“Circo”, recém lançado pela Editora InVerso, é um romance de Alckmar Santos que fala das relações das pessoas entre si e delas com o país, utilizando uma linguagem poética em que o ritmo e as imagens são também importantes para a história que se conta nele. Aliás, vale dizer que a história também é contada através do ritmo e das imagens.
Ambientado num período que vai de 1964 até os dias de hoje, ele traz três protagonistas que, em estilos distintos, se revezam na narração, cada um contando uma história sob sua perspectiva própria. É claro que a História também é personagem desse romance: a escolha das datas (de 1964 até os dias de hoje) não é casual. Pode-se pensar que o romance quer discutir que Brasil é esse em que uma geração que nasceu das lutas contra o regime militar, exerce o poder da maneira como vemos hoje, tentando um compromisso, impossível sempre, entre pragmatismo e utopia. De certa forma, é um romance que gira em torno de uma nostalgia do utópico, o que pode ser encontrado em quase toda obra literária digna desse nome.

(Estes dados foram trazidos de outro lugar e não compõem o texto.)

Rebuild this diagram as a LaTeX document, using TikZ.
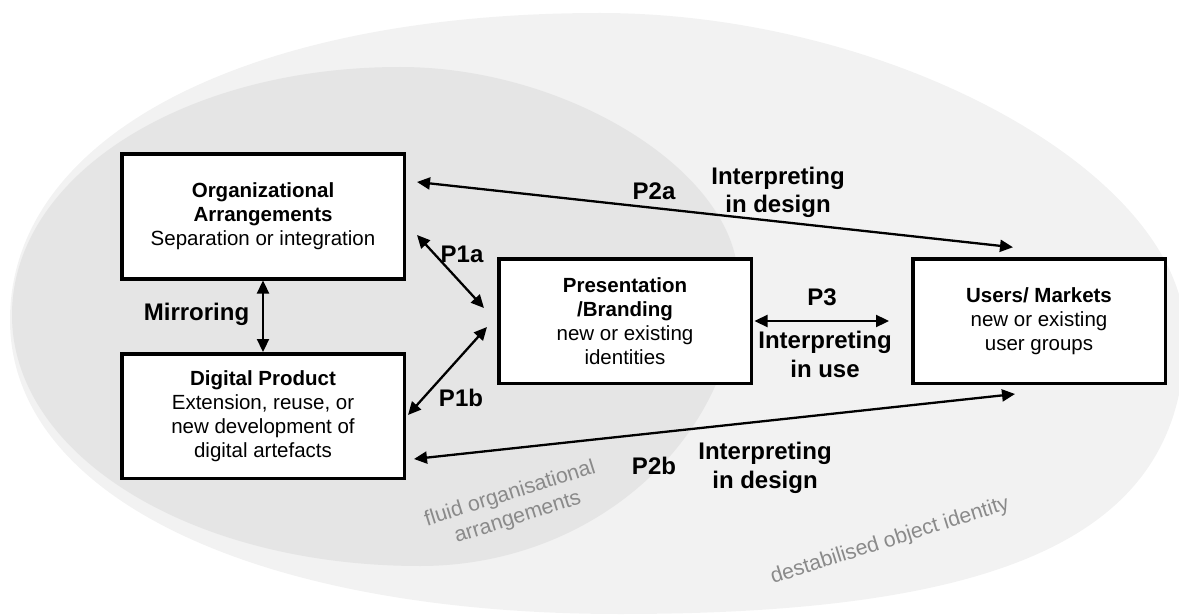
\documentclass[tikz,border=0pt]{standalone}
\usepackage{fontspec}
\setmainfont{Liberation Sans}
\usetikzlibrary{arrows.meta}
\definecolor{outerfill}{HTML}{F2F2F2}
\definecolor{innerfill}{HTML}{E5E5E5}
\definecolor{zonetext}{HTML}{8A8A8A}
\begin{document}
\begin{tikzpicture}[x=1pt,y=-1pt,
  box/.style={draw=black, line width=3.5pt, fill=white, minimum width=282.5pt,
    minimum height=124.5pt, inner sep=0pt, align=center,
    font=\fontsize{20.5}{24}\selectfont},
  wbox/.style={box, minimum width=252.5pt},
  lab/.style={font=\bfseries\fontsize{24}{28.5}\selectfont, align=center,
    anchor=base, inner sep=0pt},
  zone/.style={text=zonetext, font=\fontsize{21.3}{25}\selectfont, align=center,
    rotate=17.5, inner sep=0pt},
  link/.style={line width=2.3pt,
    {Triangle[length=13pt,width=12pt]}-{Triangle[length=13pt,width=12pt]}}]
\useasboundingbox (0,0) rectangle (1179,615);
\clip (0,0) rectangle (1179,615);

% outer region: destabilised object identity
\fill[outerfill] (10,320)
  .. controls (10,136) and (246,13) .. (600,13)
  .. controls (892,13) and (1185,174) .. (1185,335)
  .. controls (1185,530) and (1016,614) .. (620,614)
  .. controls (254,614) and (10,496) .. (10,320) -- cycle;

% inner region: fluid organisational arrangements
\fill[innerfill] (12,315)
  .. controls (12,176) and (183,67) .. (400,67)
  .. controls (569,67) and (738,173.5) .. (738,280)
  .. controls (738,437) and (595,566) .. (420,566)
  .. controls (191.5,566) and (12,455.6) .. (12,315) -- cycle;

\node[zone] (fluid) at (514,506) {fluid organisational\\arrangements};
\node[zone] (destab) at (890,541) {destabilised object identity};

% boxes
\node[box] (org) at (263,216.5)
  {\textbf{Organizational}\\\textbf{Arrangements}\\Separation or integration};
\node[box] (dig) at (263,416)
  {\textbf{Digital Product}\\Extension, reuse, or\\new development of\\digital artefacts};
\node[wbox] (pres) at (625,321)
  {\textbf{Presentation}\\\textbf{/Branding}\\new or existing\\identities};
\node[wbox] (users) at (1039,321)
  {\textbf{Users/ Markets}\\new or existing\\user groups};

% connectors
\draw[link] (org.south) -- (dig.north);
\draw[link] ([shift={(11,18.5)}]org.east) -- ([shift={(-13,-13)}]pres.west);
\draw[link] ([shift={(-10,6)}]pres.west) -- ([shift={(2,-1)}]dig.east);
\draw[link] ([shift={(11,-34.5)}]org.east) -- ([shift={(-26,-9.75)}]users.north);
\draw[link] ([shift={(8,43)}]dig.east) -- ([shift={(-24,9)}]users.south);
\draw[link] ([shift={(1.5,0)}]pres.east) -- ([shift={(-22,0)}]users.west);

% labels (multi-line ones sit on the baseline of their last line)
\node[lab] (mirror) at (196.5,320) {Mirroring};
\node[lab] (p1a) at (462,262) {P1a};
\node[lab] (p1b) at (461,406) {P1b};
\node[lab] (p2a) at (654,200) {P2a};
\node[lab] (d2a) at (778,213) {Interpreting\\in design};
\node[lab] (p3) at (822,305) {P3};
\node[lab] (use) at (825,377) {Interpreting\\in use};
\node[lab] (p2b) at (654,474) {P2b};
\node[lab] (d2b) at (765,488) {Interpreting\\in design};
\end{tikzpicture}
\end{document}
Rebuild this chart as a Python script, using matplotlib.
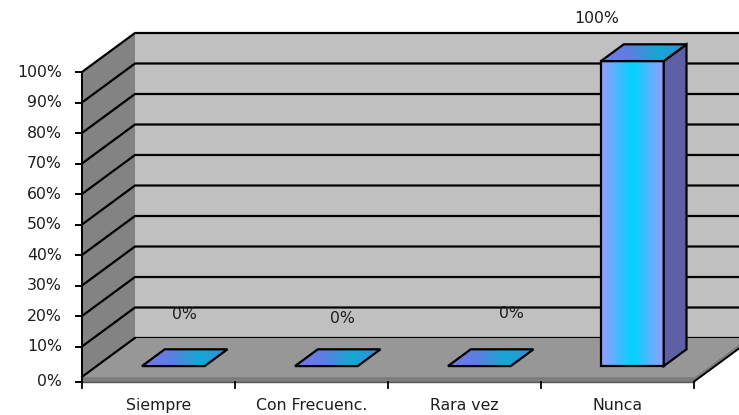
import numpy as np
import matplotlib
matplotlib.use("Agg")
import matplotlib.pyplot as plt
from matplotlib.patches import Polygon
from matplotlib.colors import LinearSegmentedColormap

# ---- data ----
categories = ["Siempre", "Con Frecuenc.", "Rara vez", "Nunca"]
values = [0, 0, 0, 100]
y_ticks = [0, 10, 20, 30, 40, 50, 60, 70, 80, 90, 100]

# ---- style / geometry of the pseudo-3D frame ----
W, H, DPI = 739, 415, 100
PX_PER_CAT = 153.0          # pixels per category slot
PX_PER_PCT = 3.05           # pixels per percentage point
ORIGIN_PX = (82.0, 377.0)   # front-left floor corner, pixels from top-left
DEPTH_PX = (53.0, 39.0)     # oblique depth vector, pixels (right, up)
SLAB = 1.5                  # floor thickness in % units

DX = DEPTH_PX[0] / PX_PER_CAT
DY = DEPTH_PX[1] / PX_PER_PCT
N = len(categories)

BAR_W = 0.41
D0, D1 = 0.28, 0.71          # bar front/back position in depth

wall_back = "#c0c0c0"
wall_side = "#838383"
floor_top = "#979797"
floor_edge = "#7d7d7d"
text_col = "#1e1e1e"
FS = 11.3
label_nudges = [(0, 43), (5, 39), (21, 44), (-47, 34)]   # offset pixels

fig = plt.figure(figsize=(W / DPI, H / DPI), dpi=DPI)
ax = fig.add_axes([0, 0, 1, 1])
ax.set_axis_off()
xlim = (-ORIGIN_PX[0] / PX_PER_CAT, (W - ORIGIN_PX[0]) / PX_PER_CAT)
ylim = ((ORIGIN_PX[1] - H) / PX_PER_PCT, ORIGIN_PX[1] / PX_PER_PCT)


def poly(pts, fc, ec="none", lw=0, z=1):
    p = Polygon(pts, closed=True, facecolor=fc, edgecolor=ec, linewidth=lw,
                joinstyle="miter", zorder=z)
    ax.add_patch(p)
    return p


def grad_poly(pts, stops, z, ec="black", lw=1.6):
    pts = np.asarray(pts, dtype=float)
    clip = Polygon(pts, closed=True, facecolor="none", edgecolor="none")
    ax.add_patch(clip)
    cmap = LinearSegmentedColormap.from_list("g", stops)
    x0, x1 = pts[:, 0].min(), pts[:, 0].max()
    y0, y1 = pts[:, 1].min(), pts[:, 1].max()
    if y1 - y0 < 1e-6:
        y1 = y0 + 1e-3
    im = ax.imshow(np.linspace(0, 1, 256)[None, :], cmap=cmap,
                   extent=[x0, x1, y0, y1], origin="lower", aspect="auto",
                   interpolation="bilinear", zorder=z)
    im.set_clip_path(clip)
    poly(pts, "none", ec, lw, z + 0.01)


# ---- walls and floor ----
top = max(y_ticks)
poly([(DX, DY), (N + DX + 1, DY), (N + DX + 1, top + DY), (DX, top + DY)],
     wall_back, z=1)
poly([(0, 0), (DX, DY), (DX, top + DY), (0, top)], wall_side, z=1)

for v in y_ticks:
    ax.plot([0, DX, N + DX + 1], [v, v + DY, v + DY], color="black",
            lw=1.6, solid_capstyle="butt", zorder=2)

# floor slab
poly([(0, 0), (N, 0), (N + DX, DY), (DX, DY)], floor_top, z=3)
poly([(0, -SLAB), (N, -SLAB), (N, 0), (0, 0)], floor_edge, z=3)
poly([(N, -SLAB), (N + DX, DY - SLAB), (N + DX, DY), (N, 0)], floor_edge, z=3)
ax.plot([0, DX], [0, DY], color="black", lw=1.4, zorder=3.5)
ax.plot([N, N + DX], [-SLAB, DY - SLAB], color="black", lw=1.4, zorder=3.5)

# value axis
ax.plot([0, 0], [-SLAB, top], color="black", lw=1.4, zorder=4)
tick_px = 6 / PX_PER_CAT
for v in y_ticks:
    yv = -SLAB if v == 0 else v
    ax.plot([-tick_px, 0], [yv, yv], color="black", lw=1.4, zorder=4)
    ax.text(-20 / PX_PER_CAT, yv, f"{v}%", ha="right", va="center",
            fontsize=FS, color=text_col, family="DejaVu Sans")

# category axis
ax.plot([0, N], [-SLAB, -SLAB], color="#555555", lw=1.0, zorder=4)
for i in range(N + 1):
    ax.plot([i, i], [-SLAB, -SLAB - 6 / PX_PER_PCT], color="black", lw=1.3,
            zorder=4)
for i, name in enumerate(categories):
    ax.text(i + 0.5, (ORIGIN_PX[1] - 405) / PX_PER_PCT, name, ha="center",
            va="center", fontsize=FS, color=text_col, family="DejaVu Sans")

# ---- bars ----
front_stops = ["#9a9cff", "#00d2ff", "#9a9cff"]
top_stops = ["#7a78e6", "#5c7ee0", "#16a8d4", "#3a8ad6"]
side_col = "#5f5fa6"

for i, v in enumerate(values):
    c = i + 0.5
    xl, xr = c - BAR_W / 2, c + BAR_W / 2
    fx, fy = D0 * DX, D0 * DY
    bx, by = D1 * DX, D1 * DY
    z = 5 + i
    if v > 0:
        grad_poly([(xl + fx, fy), (xr + fx, fy), (xr + fx, v + fy),
                   (xl + fx, v + fy)], front_stops, z)
        poly([(xr + fx, fy), (xr + bx, by), (xr + bx, v + by),
              (xr + fx, v + fy)], side_col, "black", 1.6, z + 0.02)
    grad_poly([(xl + fx, v + fy), (xr + fx, v + fy), (xr + bx, v + by),
               (xl + bx, v + by)], top_stops, z + 0.03)
    # value label
    tx = c + (D0 + D1) / 2 * DX
    ty = v + (D0 + D1) / 2 * DY
    ax.annotate(f"{v}%", (tx, ty), xytext=label_nudges[i],
                textcoords="offset pixels", ha="center", va="center",
                fontsize=FS, color=text_col, family="DejaVu Sans",
                zorder=20)

ax.set_xlim(*xlim)
ax.set_ylim(*ylim)
fig.savefig("out.png", dpi=DPI, facecolor="white")
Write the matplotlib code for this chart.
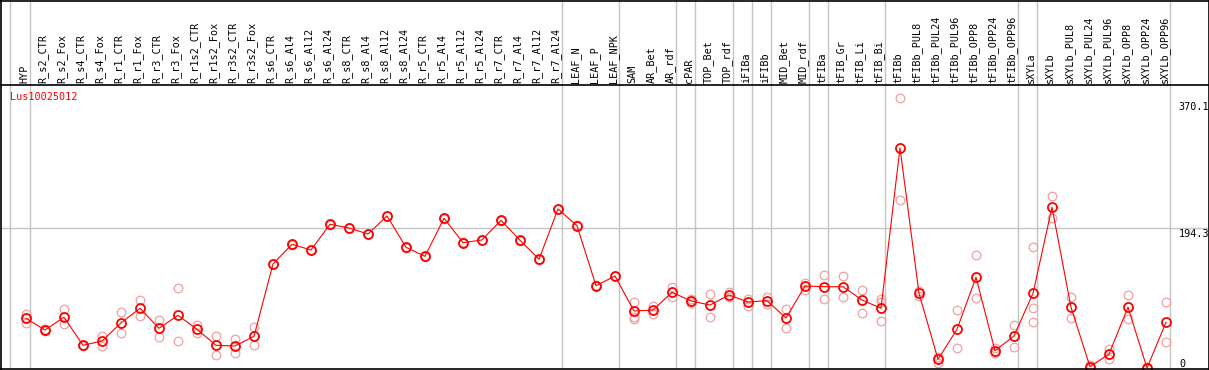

Contudo, não se pense que Circo é livro político ou panfletário; se assim fosse, a consequencia seria a simplificação e o empobrecimento do romance. Se o Brasil de hoje é filho do de ontem, os personagens tentam também entender como se tecem e evoluem as relações, na família, entre filhos e pais (e, por extensão, no amor, entre homens e mulheres). De certa maneira, Circo tenta mostrar que o pessoal e o social nunca podem ser dissociados: o modo como vivemos o país é também o modo como vivemos no país; as tragédias ou as conquistas sociais também podem e devem ser vividas e entendidas como infortúnios e vitórias pessoais. É sob essa ótica que os protagonistas-narradores vão evoluindo ao longo do romance. O primeiro deles traz a voz de alguém que, quando adolescente, se envolve ingênua e ardorosamente com a política. Logo após o golpe militar, ele é preso, torturado e obrigado a fugir de sua pequena cidade, incorporando-se à trupe de um circo que passava por lá. O segundo é um personagem que nasce no início de 1965 e, nos dias de hoje, volta àquela mesma cidade, mas em situação bem diferente da de quando saiu, pois está desempregado, divorciado e sem mais contato com a filha. O prefeito da cidade oferece a ele uma função decorativa no governo, para que ele ajude a encobrir desvios e corrupção. Uma contraposição surge entre a narração de um e de outro: enquanto o primeiro conta sua história avançando no tempo, do começo ao fim, esse segundo faz o contrário e narra sua vida da atualidade para o passado, isto é, do fim para o começo.
Já o terceiro narrador é alguém que ficou na cidade e, em forma de diário, vai contando seu envolvimento com os demais personagens, esclarecendo os laços intrincados, dolorosos, apaixonados que se estabelecem entre eles. Em resumo, essa arquitetura narrativa em três vozes não é nada complexa, muito menos é fortuita ou improvisada: ao final, as relações entre os personagens são colocadas em evidência e o modo narrativo, o estilo de cada um deles adquire um sentido evidente.